Cumhuriyet’in 100. yılında devrimlerle hesaplaşılıyor!
Son dönemde Atatürk ve Cumhuriyete yönelik saldırılar yoğunlaştı ve endişe verici boyutlara ulaştı. Siz bu durumu nasıl değerlendiriyorsunuz?
Cumhuriyetin 100’üncü yılında, Cumhuriyet’le, Atatürk’le ve Türk devrimiyle bir hesaplaşmaya girildi. Bu bir rövanş almaydı. Türk devrimi, laik cumhuriyet ve Atatürk mağlup oldu. Bu hepimizin gözünün önünde oldu, yani Cumhuriyetin 100’üncü yılında başardılar.
“MİLLETTEN ÜMMETE DÖNÜŞ”
“Orada bir terminoloji kullanılıyor, ‘Bunlar din kardeşimiz, bunlar ümmet…’ Bu, cumhuriyetle hesaplaşmak ve rövanşı almaktır. Çünkü Atatürk, Türkiye Cumhuriyeti’nde milleti yarattı. Bizim cumhuriyetimizin niteliği, egemenliği kutsaldan alıp bireye veren, kuldan vatandaş, ümmetten millet yaratan bunu da laik dünya görüşü üzerine oturtmuş olan siyasal rejimin adı Türkiye Cumhuriyeti’dir. Bunlar terminolojik olarak ümmeti kullanıyorlar. İşte meselenin tam kritik noktası budur. Milletten ümmete dönüş. Benim anlayamadığım husus da şudur; kendisine Türk milliyetçisiyim diyen siyasal iktidarın bir bileşeni olan MHP’nin bunu nasıl oluyor da kabulleniyor ve içine sindiriyor olması.

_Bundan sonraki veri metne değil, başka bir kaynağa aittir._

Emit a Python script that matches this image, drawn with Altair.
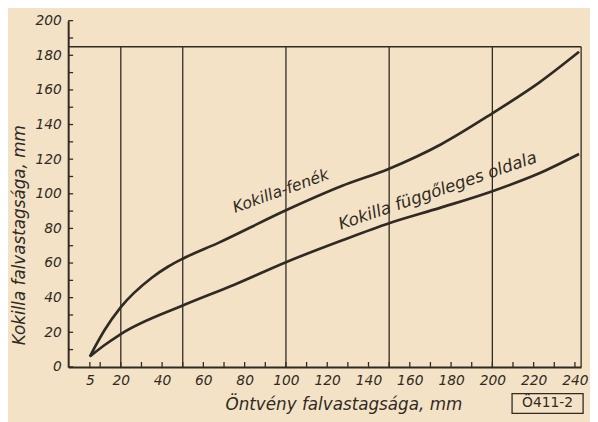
import altair as alt
import pandas as pd

# ---- data ----
fenek_x = [5, 12, 20, 35, 43, 50, 67, 100, 127, 150, 175, 200, 223, 242]
fenek_y = [6, 21, 34.5, 51.5, 58, 62.5, 71.5, 90.5, 104.5, 114.5, 128.5, 146.5, 164.5, 182]

oldal_x = [5, 12, 20, 50, 75, 100, 127, 150, 175, 200, 223, 242]
oldal_y = [6, 12.5, 19, 35.5, 47.5, 60.5, 73, 83, 92, 101.5, 112, 123]

x_labels = [5, 20, 40, 60, 80, 100, 120, 140, 160, 180, 200, 220, 240]
y_labels = [0, 20, 40, 60, 80, 100, 120, 140, 160, 180, 200]
x_minor = [5] + list(range(10, 241, 10))
y_minor = list(range(0, 201, 10))
grid_x = [20, 50, 100, 150, 200, 243]
top_line = 185

X_DOM = [-5.5, 243]
Y_DOM = [0, 200]
W, H = 520, 351
INK = "#2f2a23"
BG = "#f4e2c6"
FONT = "DejaVu Sans"

curves = pd.DataFrame(
    {"x": fenek_x + oldal_x,
     "y": fenek_y + oldal_y,
     "s": ["fenek"] * len(fenek_x) + ["oldal"] * len(oldal_x)}
)

xs = alt.Scale(domain=X_DOM, nice=False, zero=False)
ys = alt.Scale(domain=Y_DOM, nice=False, zero=False)

x_axis = alt.Axis(values=x_labels, title="Öntvény falvastagsága, mm", grid=False, ticks=False,
                  domainColor=INK, domainWidth=2, labelColor=INK, labelFont=FONT,
                  labelFontStyle="italic", labelFontSize=14, labelPadding=7,
                  labelOverlap=False, labelFlush=False,
                  titleFont=FONT, titleFontStyle="italic", titleFontWeight="normal",
                  titleFontSize=17, titleColor=INK, titleX=279, titleY=38,
                  titleBaseline="middle", titleAlign="center")
y_axis = alt.Axis(values=y_labels, title="Kokilla falvastagsága, mm", grid=False, ticks=False,
                  domainColor=INK, domainWidth=2, labelColor=INK, labelFont=FONT,
                  labelFontStyle="italic", labelFontSize=14, labelPadding=7,
                  labelOverlap=False, labelFlush=False,
                  titleFont=FONT, titleFontStyle="italic", titleFontWeight="normal",
                  titleFontSize=17, titleColor=INK, titleX=-49, titleY=217,
                  titleBaseline="middle", titleAlign="center", titleAngle=270)


def X(field):
    return alt.X(field, type="quantitative", scale=xs, axis=x_axis)


def Y(field):
    return alt.Y(field, type="quantitative", scale=ys, axis=y_axis)


grid = alt.Chart(pd.DataFrame({"x": grid_x})).mark_rule(color=INK, strokeWidth=1.3).encode(
    x=X("x"), y=Y("y0"), y2="y1:Q",
).transform_calculate(y0="0", y1=str(top_line))

top = alt.Chart(pd.DataFrame({"y": [top_line]})).mark_rule(color=INK, strokeWidth=1.5).encode(
    y=Y("y"), x=alt.value(0), x2=alt.value(W)
)

lines = alt.Chart(curves).mark_line(color=INK, strokeWidth=2.7, interpolate="monotone").encode(
    x=X("x"), y=Y("y"), detail="s:N"
)

ytick = alt.Chart(pd.DataFrame({"y": y_minor})).mark_rule(color=INK, strokeWidth=1.3).encode(
    y=Y("y"), x=alt.value(0), x2=alt.value(5)
)
xtick = alt.Chart(pd.DataFrame({"x": x_minor})).mark_rule(color=INK, strokeWidth=1.3).encode(
    x=X("x"), y=alt.value(H), y2=alt.value(H - 5)
)

lab1 = alt.Chart(pd.DataFrame({"x": [97.5], "y": [101.5], "t": ["Kokilla-fenék"]})).mark_text(
    font=FONT, fontStyle="italic", fontSize=16, color=INK, angle=340, baseline="middle"
).encode(x=X("x"), y=Y("y"), text="t:N")

lab2 = alt.Chart(pd.DataFrame({"x": [173.5], "y": [101.5], "t": ["Kokilla függőleges oldala"]})).mark_text(
    font=FONT, fontStyle="italic", fontSize=17, color=INK, angle=341, baseline="middle"
).encode(x=X("x"), y=Y("y"), text="t:N")

box = alt.Chart(pd.DataFrame({"a": [0]})).mark_rect(fill=BG, stroke=INK, strokeWidth=1.3).encode(
    x=alt.value(450), x2=alt.value(522), y=alt.value(378), y2=alt.value(398)
)
code = alt.Chart(pd.DataFrame({"t": ["Ö411-2"]})).mark_text(
    font=FONT, fontSize=14, color=INK, baseline="middle"
).encode(x=alt.value(486), y=alt.value(388), text="t:N")

chart = alt.layer(grid, top, lines, ytick, xtick, lab1, lab2, box, code).properties(
    width=W, height=H,
    background=BG,
    autosize=alt.AutoSizeParams(type="none"),
    padding={"left": 61, "top": 10, "right": 9, "bottom": 53},
).configure_view(stroke=None)

chart.save("out.html", embed_options={"renderer": "svg", "actions": False})
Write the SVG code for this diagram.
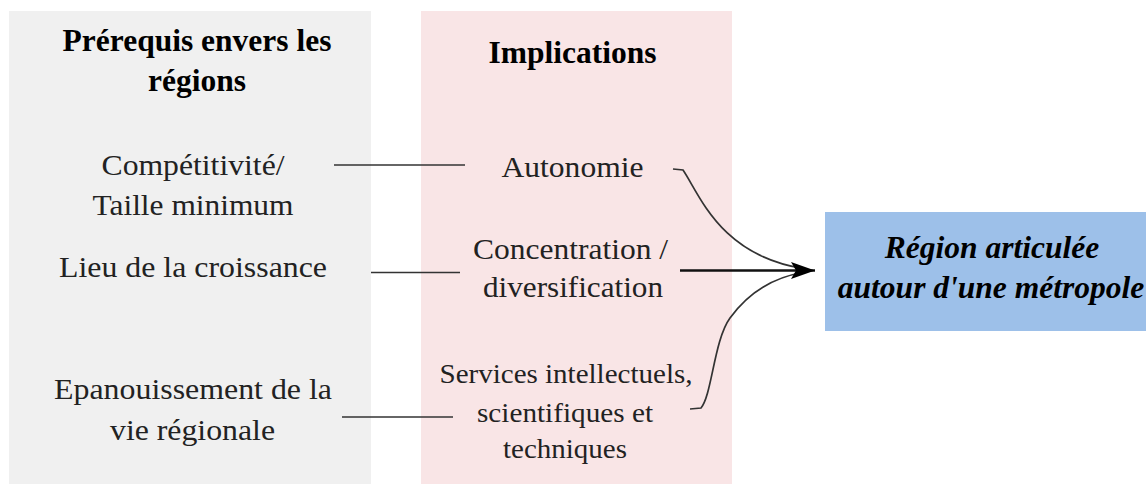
<svg xmlns="http://www.w3.org/2000/svg" width="1146" height="484" viewBox="0 0 1146 484">
<defs>
<style>
.hdr{font-family:"Liberation Serif","Times New Roman",serif;font-weight:bold;font-size:31.5px;fill:#000;text-anchor:middle}
.txt{font-family:"Liberation Serif","Times New Roman",serif;font-size:30px;fill:#222;text-anchor:middle}
.sm{font-size:28px}
.res{font-family:"Liberation Serif","Times New Roman",serif;font-weight:bold;font-style:italic;font-size:31.5px;fill:#000;text-anchor:middle}
.ln{stroke:#333;stroke-width:1.7;fill:none}
</style>
<marker id="arr" markerUnits="userSpaceOnUse" markerWidth="26" markerHeight="22" viewBox="0 0 26 22" refX="24" refY="11" orient="auto">
<path d="M0,2.5 L24,11 L0,19.5 L5,11 Z" fill="#000"/>
</marker>
</defs>
<rect width="1146" height="484" fill="#fff"/>
<g id="col-prerequis">
<rect x="9" y="11" width="362" height="473" fill="#f0f0f0"/>
<text class="hdr" x="197" y="51">Prérequis envers les</text>
<text class="hdr" x="197" y="91">régions</text>
</g>
<g id="col-implications">
<rect x="421" y="11" width="311" height="473" fill="#f9e5e6"/>
<text class="hdr" x="572.5" y="63">Implications</text>
</g>
<g id="n-competitivite">
<text class="txt" x="193" y="175" textLength="183" lengthAdjust="spacingAndGlyphs">Compétitivité/</text>
<text class="txt" x="193" y="215" textLength="201" lengthAdjust="spacingAndGlyphs">Taille minimum</text>
</g>
<g id="n-lieu">
<text class="txt" x="193" y="277" textLength="268" lengthAdjust="spacingAndGlyphs">Lieu de la croissance</text>
</g>
<g id="n-epanouissement">
<text class="txt" x="193" y="399" textLength="278" lengthAdjust="spacingAndGlyphs">Epanouissement de la</text>
<text class="txt" x="192.5" y="440" textLength="165" lengthAdjust="spacingAndGlyphs">vie régionale</text>
</g>
<g id="n-autonomie">
<text class="txt" x="572.5" y="177" textLength="142" lengthAdjust="spacingAndGlyphs">Autonomie</text>
</g>
<g id="n-concentration">
<text class="txt" x="570.5" y="259" textLength="195" lengthAdjust="spacingAndGlyphs">Concentration /</text>
<text class="txt" x="573" y="297" textLength="180" lengthAdjust="spacingAndGlyphs">diversification</text>
</g>
<g id="n-services">
<text class="txt sm" x="566" y="383" textLength="253" lengthAdjust="spacingAndGlyphs">Services intellectuels,</text>
<text class="txt sm" x="565" y="422" textLength="176" lengthAdjust="spacingAndGlyphs">scientifiques et</text>
<text class="txt sm" x="565" y="458" textLength="124" lengthAdjust="spacingAndGlyphs">techniques</text>
</g>
<g id="n-region">
<rect x="825" y="212" width="330" height="119" fill="#9dc0e9"/>
<text class="res" x="992" y="258">Région articulée</text>
<text class="res" x="991" y="298">autour d'une métropole</text>
</g>
<g id="connectors">
<line class="ln" x1="334" y1="165" x2="465" y2="165"/>
<line class="ln" x1="371" y1="272.5" x2="460" y2="272.5"/>
<line class="ln" x1="342" y1="417" x2="453" y2="417"/>
<path class="ln" d="M673,169 L683,170 C700,195 720,255 803,268.5"/>
<path class="ln" d="M690,409 L701,408 C712,395 714,340 730,318 C746,296 770,278 803,272.5"/>
<path d="M680,270.5 L815,270.5" stroke="#111" stroke-width="2.6" fill="none" marker-end="url(#arr)"/>
</g>
</svg>
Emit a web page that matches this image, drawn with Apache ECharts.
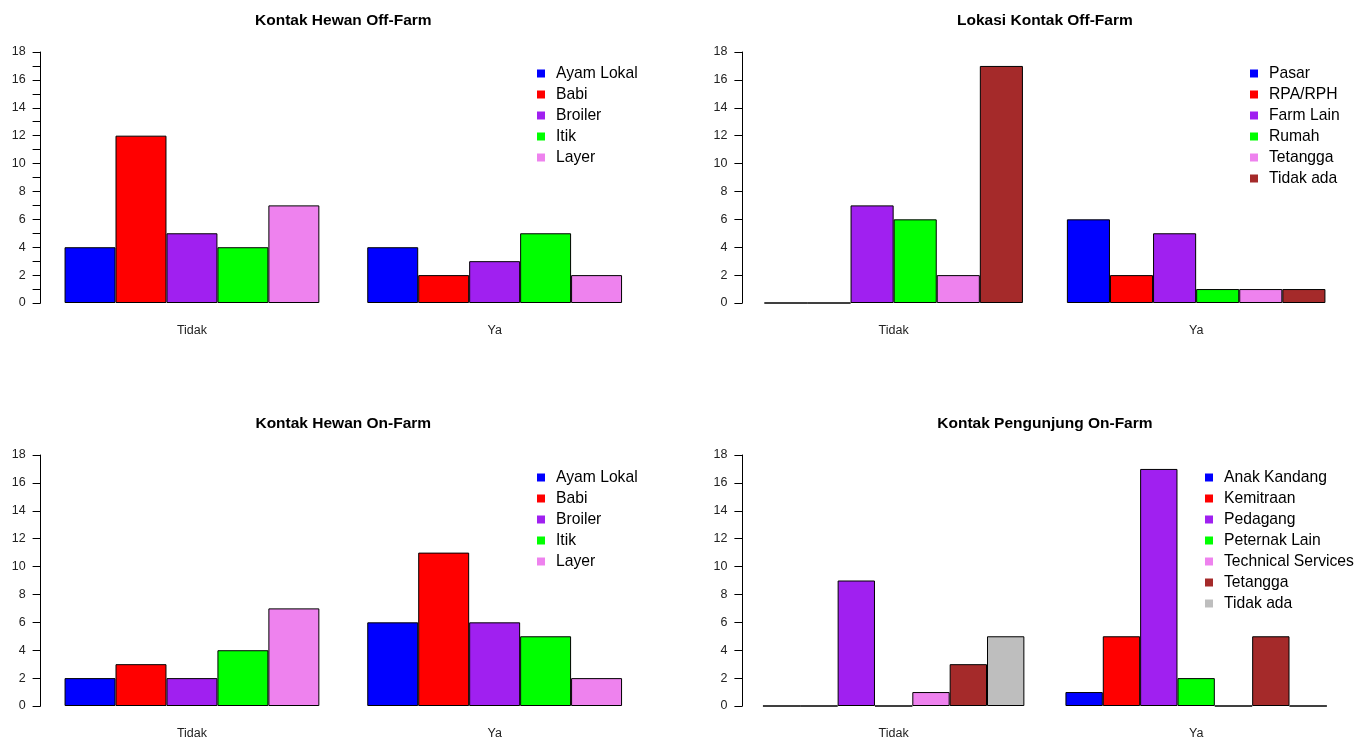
<!DOCTYPE html>
<html>
<head>
<meta charset="utf-8">
<script src="https://cdn.jsdelivr.net/npm/echarts@6/dist/echarts.min.js"></script>
<style>
  html, body { margin: 0; padding: 0; background: #ffffff; }
  #chart { width: 1358px; height: 740px; }
</style>
</head>
<body>
<div id="chart"></div>
<script>
// Shared categories and value axis ticks
const categories = ['Tidak', 'Ya'];
const yTicks = [0, 2, 4, 6, 8, 10, 12, 14, 16, 18];

// Kontak Hewan Off-Farm
const offFarmAnimalNames = ['Ayam Lokal', 'Babi', 'Broiler', 'Itik', 'Layer'];
const offFarmAnimalValues = [[4, 4], [12, 2], [5, 3], [4, 5], [7, 2]];

// Lokasi Kontak Off-Farm
const offFarmPlaceNames = ['Pasar', 'RPA/RPH', 'Farm Lain', 'Rumah', 'Tetangga', 'Tidak ada'];
const offFarmPlaceValues = [[0, 6], [0, 2], [7, 5], [6, 1], [2, 1], [17, 1]];

// Kontak Hewan On-Farm
const onFarmAnimalNames = ['Ayam Lokal', 'Babi', 'Broiler', 'Itik', 'Layer'];
const onFarmAnimalValues = [[2, 6], [3, 11], [2, 6], [4, 5], [7, 2]];

// Kontak Pengunjung On-Farm
const visitorNames = ['Anak Kandang', 'Kemitraan', 'Pedagang', 'Peternak Lain', 'Technical Services', 'Tetangga', 'Tidak ada'];
const visitorValues = [[0, 1], [0, 5], [9, 17], [0, 2], [1, 0], [3, 5], [5, 0]];

const palette = ['#0000FF', '#FF0000', '#A020F0', '#00FF00', '#EE82EE', '#A52A2A', '#BEBEBE'];

const FONT = 'Liberation Sans, Arial, sans-serif';

const panels = [
  { key: 'p1', title: 'Kontak Hewan Off-Farm', names: offFarmAnimalNames, values: offFarmAnimalValues,
    left: 40.6, top: 52, width: 605.4, legendLeft: 537, legendTop: 63, minor: true },
  { key: 'p2', title: 'Lokasi Kontak Off-Farm', names: offFarmPlaceNames, values: offFarmPlaceValues,
    left: 742.4, top: 52, width: 605, legendLeft: 1250, legendTop: 63, minor: false },
  { key: 'p3', title: 'Kontak Hewan On-Farm', names: onFarmAnimalNames, values: onFarmAnimalValues,
    left: 40.6, top: 455, width: 605.4, legendLeft: 537, legendTop: 467, minor: false },
  { key: 'p4', title: 'Kontak Pengunjung On-Farm', names: visitorNames, values: visitorValues,
    left: 742.4, top: 455, width: 605, legendLeft: 1205, legendTop: 467, minor: false }
];
const plotHeight = 251;

const option = {
  animation: false,
  backgroundColor: '#ffffff',
  textStyle: { fontFamily: FONT },
  title: [], grid: [], xAxis: [], yAxis: [], legend: [], series: []
};

panels.forEach((p, i) => {
  const n = p.names.length;
  // each group is n bars wide, groups separated by one bar, x range padded by 4%
  const catGap = (1 - n / ((2 * n + 1) * 0.54)) * 100;

  option.title.push({
    text: p.title,
    left: p.left + p.width / 2,
    top: p.top - 39,
    padding: 0,
    textAlign: 'center',
    textStyle: { fontFamily: FONT, fontWeight: 'bold', fontSize: 15.5, color: '#000' }
  });
  option.grid.push({ left: p.left, top: p.top, width: p.width, height: plotHeight, containLabel: false });
  option.xAxis.push({
    type: 'category', gridIndex: i, data: categories,
    axisLine: { show: false }, axisTick: { show: false },
    axisLabel: { fontSize: 12.5, color: '#222', margin: 21, fontFamily: FONT }
  });
  option.yAxis.push({
    type: 'value', gridIndex: i, min: yTicks[0], max: yTicks[yTicks.length - 1], interval: 2,
    splitLine: { show: false },
    axisLine: { show: true, lineStyle: { color: '#000', width: 1 } },
    axisTick: { show: true, length: 8, lineStyle: { color: '#000', width: 1 } },
    minorTick: { show: p.minor, splitNumber: 2, length: 8, lineStyle: { color: '#000', width: 1 } },
    axisLabel: { fontSize: 12.5, color: '#222', margin: 15, fontFamily: FONT }
  });
  const legendData = [];
  p.names.forEach((name, j) => {
    const id = p.key + '|' + name;
    legendData.push(id);
    option.series.push({
      type: 'bar', name: id, xAxisIndex: i, yAxisIndex: i,
      data: p.values[j],
      barGap: '0%', barCategoryGap: catGap + '%',
      itemStyle: { color: palette[j], borderColor: '#000', borderWidth: 1 },
      emphasis: { disabled: true }
    });
  });
  option.legend.push({
    data: legendData, orient: 'vertical', left: p.legendLeft, top: p.legendTop,
    icon: 'rect', itemWidth: 8, itemHeight: 8, itemGap: 0, padding: 0,
    itemStyle: { borderWidth: 0 },
    selectedMode: false,
    formatter: (name) => name.split('|')[1],
    textStyle: { fontFamily: FONT, fontSize: 15.7, color: '#000', lineHeight: 21, padding: [0, 0, 0, 6] }
  });
});

const chart = echarts.init(document.getElementById('chart'), null, { renderer: 'canvas' });
chart.setOption(option);
</script>
</body>
</html>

SÖZCÜ TV izleyicilerine bir mesajınız var mı?
SÖZCÜ TV izleyicileri televizyonlarına sahip çıksınlar. Ötekileştirme yoluna hiç kapılmasınlar. Çok şey karamsar, ortam karamsar, gelecek karamsar, herkes ülkeyi terk ediyor, bütün buna rağmen yine de bir umutsuzluk bataklığına kapılmamak gerekiyor diye düşünüyorum.